▸ **Given instruction**: Please return nothing but the lines between the line holding "Clone this chart in matplotlib." and the line holding "from matplotlib.ticker import FuncFormatter", both ends included, without the pictures.

[START]

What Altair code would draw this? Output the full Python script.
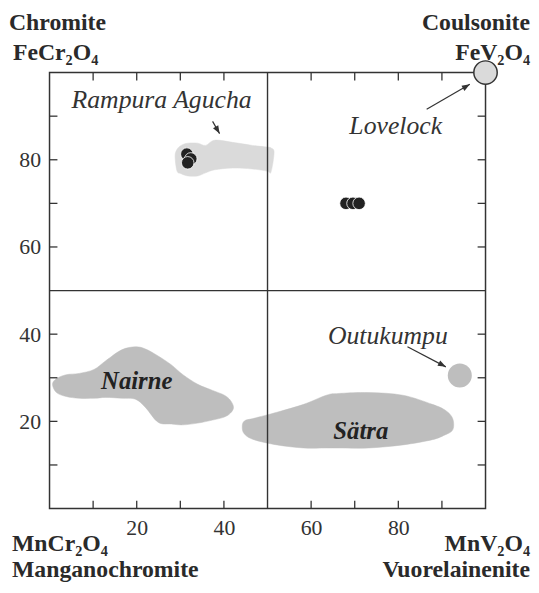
import altair as alt
import pandas as pd
import numpy as np

# ---------------- data ----------------
tick_labels = [20, 40, 60, 80]
minor_ticks = [10, 20, 30, 40, 60, 70, 80, 90]
divider = [50]

# Rampura Agucha field (light grey)
rampura_x = [28.8, 29.25, 30.2, 31.7, 34.0, 35.8, 37.9, 41.95, 46.5, 49.9, 50.8, 51.5]
rampura_top = [80.8, 82.4, 83.3, 83.8, 83.8, 83.3, 84.5, 84.0, 83.3, 82.9, 82.7, 81.7]
rampura_bot = [79.0, 77.4, 76.8, 76.3, 76.3, 77.0, 77.7, 78.1, 77.9, 77.4, 77.2, 78.1]

# Nairne field
nairne_x = [0.68, 1.6, 3.85, 6.8, 10.2, 12.9, 16.55, 19.7, 22.0, 24.9, 27.9, 30.6, 34.0, 37.4, 40.1, 41.5, 42.2]
nairne_top = [28.5, 29.8, 30.7, 31.0, 31.9, 33.9, 36.4, 37.1, 36.6, 35.0, 33.0, 30.7, 28.5, 27.1, 26.0, 24.8, 23.2]
nairne_bot = [28.0, 26.6, 25.7, 25.3, 25.3, 25.5, 25.3, 25.1, 23.2, 19.8, 19.4, 19.2, 19.6, 20.3, 21.0, 21.9, 23.2]

# Sätra field
satra_x = [44.2, 44.7, 46.9, 52.2, 58.3, 63.5, 66.4, 73.2, 81.0, 87.8, 90.7, 92.3, 92.7]
satra_top = [18.7, 20.1, 20.7, 22.1, 23.9, 26.0, 26.4, 26.6, 26.0, 23.9, 22.6, 21.0, 19.2]
satra_bot = [18.5, 17.1, 15.8, 14.6, 13.9, 13.9, 13.9, 13.9, 14.6, 15.8, 16.9, 17.8, 18.9]

# analyses (black dots)
rampura_pts_x = [31.5, 32.4, 31.7]
rampura_pts_y = [81.3, 80.2, 79.3]
other_pts_x = [68.0, 69.6, 71.0]
other_pts_y = [70.0, 70.0, 70.0]

# single-occurrence fields
lovelock_x, lovelock_y = [100.0], [100.0]
outukumpu_x, outukumpu_y = [94.1], [30.5]

# annotation labels
label_text = ["Rampura Agucha", "Lovelock", "Outukumpu"]
label_x = [25.7, 79.4, 77.6]
label_y = [91.95, 86.0, 37.8]

field_text = ["Nairne", "Sätra"]
field_x = [20.0, 71.4]
field_y = [27.4, 16.05]

# arrows (start -> end)
arrow_x = [37.4, 86.5, 82.1]
arrow_y = [88.8, 91.6, 37.1]
arrow_x2 = [39.0, 96.4, 90.9]
arrow_y2 = [86.0, 97.3, 32.5]

# ---------------- style ----------------
W, H = 441, 441
INK = "#333333"
SERIF = "Liberation Serif"
LIGHT = "#dadada"
MID = "#bebebe"

XS = alt.Scale(domain=[0, 100], nice=False, zero=False)
YS = alt.Scale(domain=[0, 100], nice=False, zero=False)
X_AXIS = alt.Axis(values=tick_labels, title=None, ticks=False, domain=False, grid=False,
                  labelFont=SERIF, labelFontSize=22, labelColor=INK, labelPadding=9)
Y_AXIS = alt.Axis(values=tick_labels, title=None, ticks=False, domain=False, grid=False,
                  labelFont=SERIF, labelFontSize=22, labelColor=INK, labelPadding=9)


def X(f):
    return alt.X(f, type="quantitative", scale=XS, axis=X_AXIS)


def Y(f):
    return alt.Y(f, type="quantitative", scale=YS, axis=Y_AXIS)


def blob(xs, top, bot, color):
    # closed outline: upper edge left->right, then lower edge right->left
    ox = list(xs) + list(xs[::-1])[1:-1]
    oy = list(top) + list(bot[::-1])[1:-1]
    df = pd.DataFrame({"x": ox, "y": oy, "i": range(len(ox))})
    return alt.Chart(df).mark_line(interpolate="cardinal-closed", filled=True, fill=color,
                                   stroke=color, strokeWidth=0.5, opacity=1).encode(
        x=X("x"), y=Y("y"), order=alt.Order("i:Q"))


layers = []
layers.append(blob(rampura_x, rampura_top, rampura_bot, LIGHT))
layers.append(blob(nairne_x, nairne_top, nairne_bot, MID))
layers.append(blob(satra_x, satra_top, satra_bot, MID))

# dividing lines
div_df = pd.DataFrame({"v": divider})
layers.append(alt.Chart(div_df).mark_rule(color=INK, strokeWidth=1.4).encode(x=X("v")))
layers.append(alt.Chart(div_df).mark_rule(color=INK, strokeWidth=1.4).encode(y=Y("v")))

# inward ticks on all four sides
tk = pd.DataFrame({"v": minor_ticks})
tick_style = dict(color=INK, strokeWidth=1.3)
layers.append(alt.Chart(tk).mark_rule(**tick_style).encode(x=X("v"), y=alt.value(0), y2=alt.value(8)))
layers.append(alt.Chart(tk).mark_rule(**tick_style).encode(x=X("v"), y=alt.value(H - 8), y2=alt.value(H)))
layers.append(alt.Chart(tk).mark_rule(**tick_style).encode(y=Y("v"), x=alt.value(0), x2=alt.value(8)))
layers.append(alt.Chart(tk).mark_rule(**tick_style).encode(y=Y("v"), x=alt.value(W - 8), x2=alt.value(W)))

# Outukumpu and Lovelock
layers.append(alt.Chart(pd.DataFrame({"x": outukumpu_x, "y": outukumpu_y})).mark_circle(
    size=590, color=MID, opacity=1).encode(x=X("x"), y=Y("y")))
layers.append(alt.Chart(pd.DataFrame({"x": lovelock_x, "y": lovelock_y})).mark_circle(
    size=560, color=LIGHT, opacity=1, stroke=INK, strokeWidth=1.5).encode(x=X("x"), y=Y("y")))

# black analyses
pts = pd.DataFrame({"x": rampura_pts_x + other_pts_x, "y": rampura_pts_y + other_pts_y})
layers.append(alt.Chart(pts).mark_circle(size=160, color="#222222", opacity=1,
                                         stroke="white", strokeWidth=0.8).encode(x=X("x"), y=Y("y")))

# arrows
arr = pd.DataFrame({"x": arrow_x, "y": arrow_y, "x2": arrow_x2, "y2": arrow_y2})
arr["angle"] = (np.degrees(np.arctan2(-(arr["y2"] - arr["y"]), arr["x2"] - arr["x"])) + 360) % 360
layers.append(alt.Chart(arr).mark_rule(color=INK, strokeWidth=1.2).encode(
    x=X("x"), y=Y("y"), x2="x2", y2="y2"))
layers.append(alt.Chart(arr).mark_point(shape="M0,0L-1,-0.38L-1,0.38Z", filled=True, size=256,
                                        color=INK, opacity=1).encode(
    x=X("x2"), y=Y("y2"), angle=alt.Angle("angle:Q", scale=None)))

# italic labels
lab = pd.DataFrame({"x": label_x, "y": label_y, "t": label_text})
layers.append(alt.Chart(lab).mark_text(font=SERIF, fontStyle="italic", fontSize=26, color=INK,
                                       align="center", baseline="alphabetic").encode(
    x=X("x"), y=Y("y"), text="t"))

fl = pd.DataFrame({"x": field_x, "y": field_y, "t": field_text})
layers.append(alt.Chart(fl).mark_text(font=SERIF, fontStyle="italic", fontWeight="bold", fontSize=25,
                                      color="#222222", align="center", baseline="alphabetic").encode(
    x=X("x"), y=Y("y"), text="t"))

# end-member labels at the corners
corners = [
    ("Chromite", 0, 100, -41, -43, "left"),
    ("FeCr₂O₄", 0, 100, -37, -13, "left"),
    ("Coulsonite", 100, 100, 45, -43, "right"),
    ("FeV₂O₄", 100, 100, 45, -13, "right"),
    ("MnCr₂O₄", 0, 0, -38, 43, "left"),
    ("Manganochromite", 0, 0, -38, 69, "left"),
    ("MnV₂O₄", 100, 0, 45, 43, "right"),
    ("Vuorelainenite", 100, 0, 45, 69, "right"),
]
for txt, cx, cy, dx, dy, al in corners:
    cdf = pd.DataFrame({"x": [cx], "y": [cy], "t": [txt]})
    layers.append(alt.Chart(cdf).mark_text(font=SERIF, fontWeight="bold", fontSize=24, color="#2a2a2a",
                                           align=al, baseline="alphabetic", dx=dx, dy=dy).encode(
        x=X("x"), y=Y("y"), text="t"))

chart = alt.layer(*layers).properties(
    width=W, height=H,
    autosize=alt.AutoSizeParams(type="none"),
    padding={"left": 42, "top": 62, "right": 46, "bottom": 74},
).configure_view(stroke=INK, strokeWidth=1.5)

chart.save("out.html", embed_options={"renderer": "svg", "actions": False})
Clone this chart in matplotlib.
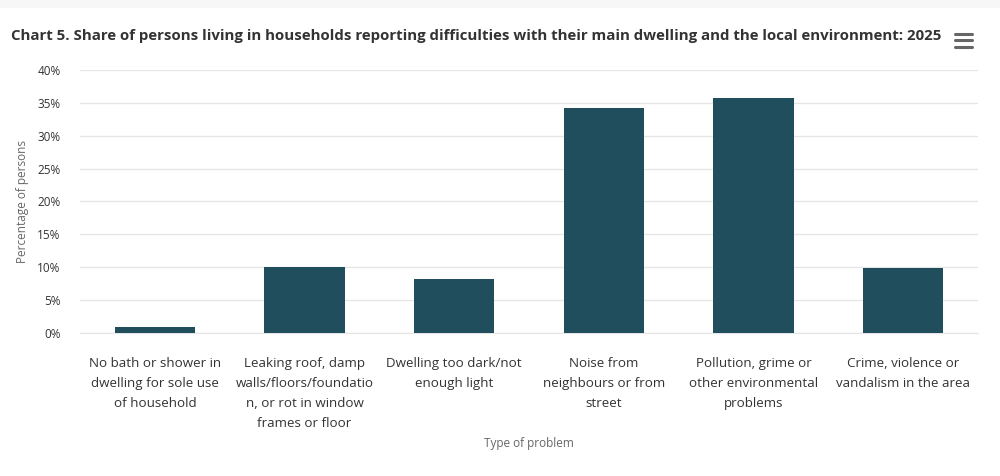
import numpy as np
import matplotlib
matplotlib.use("Agg")
import matplotlib.pyplot as plt
from matplotlib.lines import Line2D
from matplotlib.patches import Rectangle
from matplotlib.ticker import FuncFormatter

# data
categories = [
    "No bath or shower in\ndwelling for sole use\nof household",
    "Leaking roof, damp\nwalls/floors/foundatio\nn, or rot in window\nframes or floor",
    "Dwelling too dark/not\nenough light",
    "Noise from\nneighbours or from\nstreet",
    "Pollution, grime or\nother environmental\nproblems",
    "Crime, violence or\nvandalism in the area",
]
share_pct = [0.9, 10.1, 8.2, 34.2, 35.8, 9.9]
y_ticks = [0, 5, 10, 15, 20, 25, 30, 35, 40]

bar_color = "#214e5d"
plt.rcParams['font.family'] = ['Open Sans', 'DejaVu Sans']

fig = plt.figure(figsize=(10, 4.76), dpi=100)
ax = fig.add_axes([0.08, 0.3004, 0.898, 0.5526])

# light band at the very top
fig.patches.append(Rectangle((0, 0.983), 1, 0.017, transform=fig.transFigure,
                             facecolor="#f7f7f7", edgecolor="none"))

x = np.arange(len(categories))
ax.bar(x, share_pct, width=0.535, color=bar_color, zorder=3)

ax.set_xlim(-0.5, len(categories) - 0.5)
ax.set_ylim(0, 40)
ax.set_yticks(y_ticks)
ax.yaxis.set_major_formatter(FuncFormatter(lambda v, p: f"{v:.0f}%"))
ax.grid(axis="y", color="#e6e6e6", linewidth=1, zorder=0)
for s in ["top", "right", "left"]:
    ax.spines[s].set_visible(False)
ax.spines["bottom"].set_color("#e6e6e6")
ax.tick_params(axis="y", length=0, labelsize=8.5, labelcolor="#333333", pad=14)
ax.tick_params(axis="x", length=0, labelsize=9.6, labelcolor="#333333", pad=17)
ax.set_xticks(x)
ax.set_xticklabels(categories, linespacing=1.7)

ax.set_ylabel("Percentage of persons", fontsize=8.5, color="#666666", labelpad=6)
fig.text(0.529, 0.069, "Type of problem", ha="center", va="center",
         fontsize=8.5, color="#666666")

fig.text(0.011, 0.924, "Chart 5. Share of persons living in households reporting difficulties with their main dwelling and the local environment: 2025",
         ha="left", va="center", fontsize=10.8, fontweight="bold", color="#333333")

# menu icon
for yy in [0.928, 0.915, 0.902]:
    fig.lines.append(Line2D([0.955, 0.972], [yy, yy], transform=fig.transFigure,
                            color="#666666", linewidth=2.2, solid_capstyle="round"))

fig.savefig("out.png", dpi=100)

[END]

▸ **Problem solution**:
Clone this chart in matplotlib.
import numpy as np
import matplotlib
matplotlib.use("Agg")
import matplotlib.pyplot as plt
from matplotlib.lines import Line2D
from matplotlib.patches import Rectangle
from matplotlib.ticker import FuncFormatter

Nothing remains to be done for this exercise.